### Items
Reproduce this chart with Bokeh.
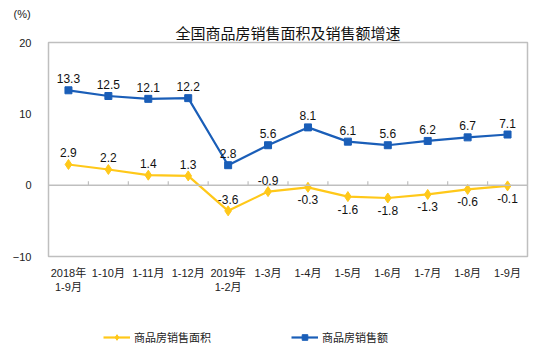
...
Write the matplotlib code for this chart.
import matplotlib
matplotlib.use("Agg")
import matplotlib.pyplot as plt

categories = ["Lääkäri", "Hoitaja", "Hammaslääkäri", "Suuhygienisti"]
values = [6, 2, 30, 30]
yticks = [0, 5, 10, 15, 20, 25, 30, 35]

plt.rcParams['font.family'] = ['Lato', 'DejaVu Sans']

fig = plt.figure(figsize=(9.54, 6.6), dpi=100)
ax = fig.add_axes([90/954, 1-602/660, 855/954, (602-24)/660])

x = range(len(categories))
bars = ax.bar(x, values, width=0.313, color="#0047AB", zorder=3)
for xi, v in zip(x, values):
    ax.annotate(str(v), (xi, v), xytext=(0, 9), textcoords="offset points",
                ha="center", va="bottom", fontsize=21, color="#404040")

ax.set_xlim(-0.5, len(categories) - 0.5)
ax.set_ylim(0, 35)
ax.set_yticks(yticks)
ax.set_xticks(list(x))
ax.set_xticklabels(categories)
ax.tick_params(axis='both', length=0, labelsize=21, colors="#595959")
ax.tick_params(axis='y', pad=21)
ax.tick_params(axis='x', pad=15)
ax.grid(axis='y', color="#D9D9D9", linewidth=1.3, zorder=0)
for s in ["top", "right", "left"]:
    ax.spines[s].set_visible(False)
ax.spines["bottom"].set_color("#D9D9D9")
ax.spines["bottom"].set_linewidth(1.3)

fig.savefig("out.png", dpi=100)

### Challenge
Extract the lines from the line with "Write the matplotlib code for this chart." to the line with "ax = fig.add_axes([90/954, 1-602/660, 855/954, (602-24)/660])", inclusive, reproducing them exactly and leaving out every other line.

### Solution for this exercise
Write the matplotlib code for this chart.
import matplotlib
matplotlib.use("Agg")
import matplotlib.pyplot as plt

categories = ["Lääkäri", "Hoitaja", "Hammaslääkäri", "Suuhygienisti"]
values = [6, 2, 30, 30]
yticks = [0, 5, 10, 15, 20, 25, 30, 35]

plt.rcParams['font.family'] = ['Lato', 'DejaVu Sans']

fig = plt.figure(figsize=(9.54, 6.6), dpi=100)
ax = fig.add_axes([90/954, 1-602/660, 855/954, (602-24)/660])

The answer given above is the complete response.